Let $$X$$ and $$Y$$ be two birational smooth projective varieties over the complex numbers. Assume $$X$$ satisfies the Hodge conjecture.

Is it known that the Hodge conjecture holds for $$Y$$?

No. If you blow up $$\mathbb{P}^n$$ along a smooth (closed) subvariety $$X$$ of codimension $$\geq 2$$, the Hodge conjecture for the resulting variety is equivalent to the Hodge conjecture for $$X$$. So the Hodge conjecture for rational varieties (= birational to $$\Bbb{P}^n$$) implies the Hodge conjecture in general.

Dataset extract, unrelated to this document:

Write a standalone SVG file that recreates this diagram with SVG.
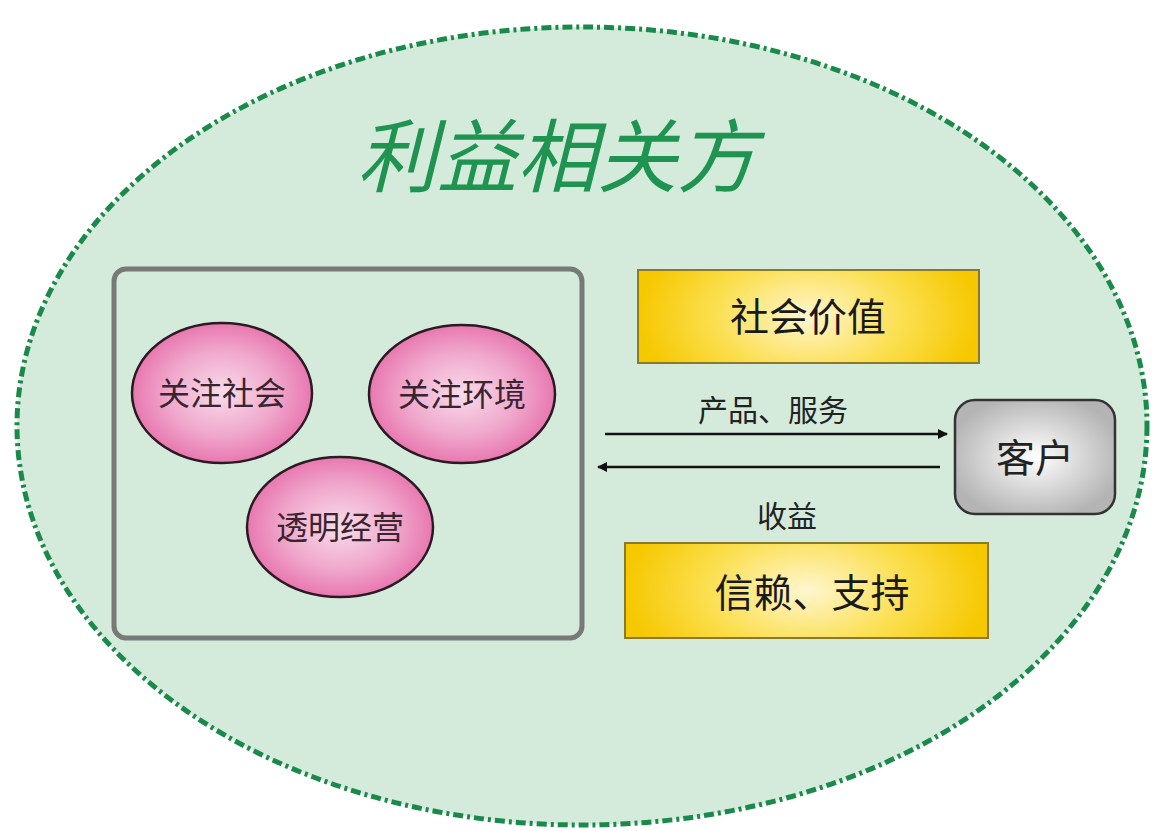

• On the other hand, the weak factorization theorem implies that the Hodge conjecture is a birational invariant of smooth projective varieties of dimension $\leq 4$. Jan 26, 2014 at 23:19
• @abx: I don't want to be nitpicking, but I had to reread what you wrote to understand what you're saying. Perhaps, saying "blow up $\mathbb P^n$ along a smooth subvariety $X$" would be a clearer way to put it. Then again, it might be just me... Cheers! (and +1) Jan 27, 2014 at 0:50
• In fact, the Hodge conjecture, the Tate conjecture, and the various standard conjectures hold for all varieties if they hold for all rational varieties (and they do all hold for $\mathbb{P}^n$). See: Tankeev, S. G. Monoidal transformations and conjectures on algebraic cycles. (Russian) Izv. Ross. Akad. Nauk Ser. Mat. 71 (2007), no. 3, 197--224; translation in Izv. Math. 71 (2007), no. 3, 629--655
– abz
Jan 27, 2014 at 4:43

Of course, abx is completely correct in saying that the truth of the Hodge conjecture is not a birational invariant. That said, something slightly weaker is true: if $$X$$ and $$Y$$ are $$K$$-equivalent, then the Hodge conjecture is true for $$X$$ if and only if it is true for $$Y$$.

Here we say two smooth projective varieties $$X, Y$$ are $$K$$-equivalent if there exists a third smooth projective variety $$Z$$ and birational morphisms $$f: Z\to X, g: Z\to Y$$, such that $$f^*\omega_X\simeq g^*\omega_Y$$. For example, birational Calabi-Yau varieties satisfy this property. The theory of motivic integration then implies that $$[X]=[Y]$$ in the Grothendieck group of varieties, $$K_0(\text{Var})$$.

But now, this paper of Donu Arapura and Su-Jeong Kang shows that the truth of the Hodge conjecture for $$X$$ depends only on its class in $$K_0(\text{Var})$$.

So the bottom line is: no, the Hodge conjecture is not a birational invariant in general. But it is for Calabi-Yau varieties, and it is a "$$K$$-equivalence invariant."